*WORK REQUIRED*
Copy the lines holding the word "with", all of them.

*SUPPLIED DATA*
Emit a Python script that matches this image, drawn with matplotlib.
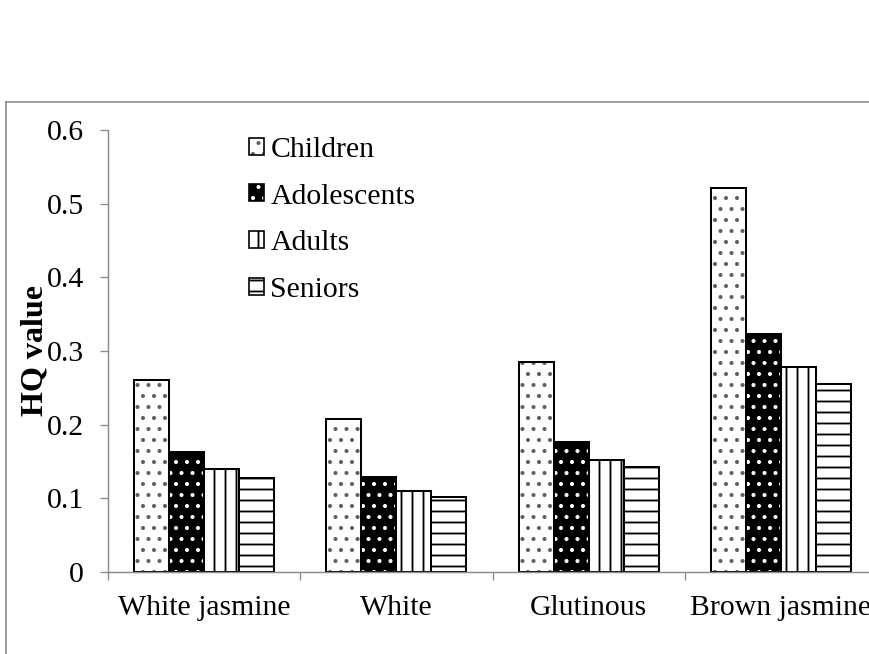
import matplotlib
matplotlib.use('Agg')
import matplotlib.pyplot as plt
from matplotlib.lines import Line2D
from matplotlib.patches import Patch
import numpy as np

# Data
categories = ['White jasmine', 'White', 'Glutinous', 'Brown jasmine']
groups = ['Children', 'Adolescents', 'Adults', 'Seniors']
children = [0.261, 0.208, 0.285, 0.521]
adolescents = [0.163, 0.129, 0.177, 0.323]
adults = [0.140, 0.110, 0.152, 0.278]
seniors = [0.128, 0.102, 0.142, 0.255]
yticks = [0, 0.1, 0.2, 0.3, 0.4, 0.5, 0.6]

# Styles per group: face, hatch, hatch colour
faces = ['white', 'black', 'white', 'white']
hatches = ['.', '.', '|', '-']
hatch_colors = ['#606060', 'white', 'black', 'black']

DPI = 66
W, H = 869, 654
plt.rcParams['font.family'] = ['Liberation Serif', 'DejaVu Serif']
plt.rcParams['hatch.linewidth'] = 2.0
FS = 32.5

fig = plt.figure(figsize=(W / DPI, H / DPI), dpi=DPI)
ax = fig.add_axes([108 / W, (H - 572) / H, 769 / W, 442 / H])

x = np.arange(len(categories))
w = 0.182
series = [children, adolescents, adults, seniors]
handles = []
for i, vals in enumerate(series):
    pos = x + (i - 1.5) * w
    ax.bar(pos, vals, w, color=faces[i], edgecolor=hatch_colors[i],
           hatch=hatches[i], linewidth=0)
    ax.bar(pos, vals, w, fill=False, edgecolor='black', linewidth=2.2)
    handles.append((Patch(facecolor=faces[i], edgecolor=hatch_colors[i],
                          hatch=hatches[i], linewidth=0),
                    Patch(fill=False, edgecolor='black', linewidth=1.8)))

ax.set_xlim(-0.5, len(categories) - 0.5)
ax.set_ylim(0, 0.6)
ax.set_yticks(yticks)
ax.set_yticklabels(['0' if v == 0 else f'{v:.1f}' for v in yticks], fontsize=FS)
ax.set_xticks(x)
ax.set_xticklabels(categories, fontsize=FS)
ax.set_xticks(np.arange(len(categories) + 1) - 0.5, minor=True)
ax.tick_params(axis='x', which='major', length=0, pad=25)
ax.tick_params(axis='x', which='minor', length=9, width=1.5, color='#8c8c8c')
ax.tick_params(axis='y', length=9, width=1.5, color='#8c8c8c', pad=17)

for s in ['top', 'right']:
    ax.spines[s].set_visible(False)
for s in ['left', 'bottom']:
    ax.spines[s].set_color('#8c8c8c')
    ax.spines[s].set_linewidth(1.6)

ax.set_ylabel('HQ value', fontsize=35, fontweight='bold')
ax.yaxis.set_label_coords(-0.076, 0.5)

leg = ax.legend(handles, groups, loc='upper left',
                bbox_to_anchor=(249 / W, 1 - 137 / H),
                bbox_transform=fig.transFigure, frameon=False, fontsize=FS,
                handlelength=0.5, handleheight=0.5, handletextpad=0.22,
                labelspacing=0.69, borderpad=0, borderaxespad=0)

# outer chart-area frame (only top and left edges visible)
fig.add_artist(Line2D([6 / W, 6 / W], [0, 1 - 102 / H], transform=fig.transFigure,
                      color='#8a8a8a', lw=1.8))
fig.add_artist(Line2D([6 / W, 1], [1 - 102 / H, 1 - 102 / H], transform=fig.transFigure,
                      color='#8a8a8a', lw=1.8))

fig.savefig('out.png', dpi=DPI)
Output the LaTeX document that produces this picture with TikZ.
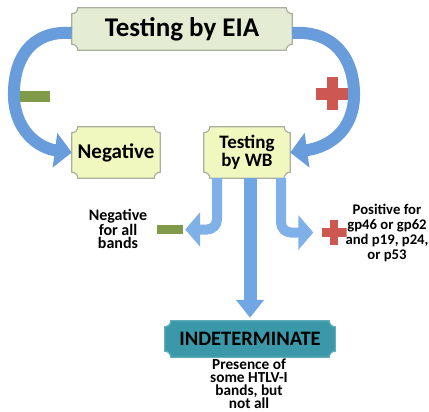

*TASK RESPONSE*
Emit a Python script that matches this image, drawn with matplotlib.
Output the LaTeX document that produces this picture with TikZ.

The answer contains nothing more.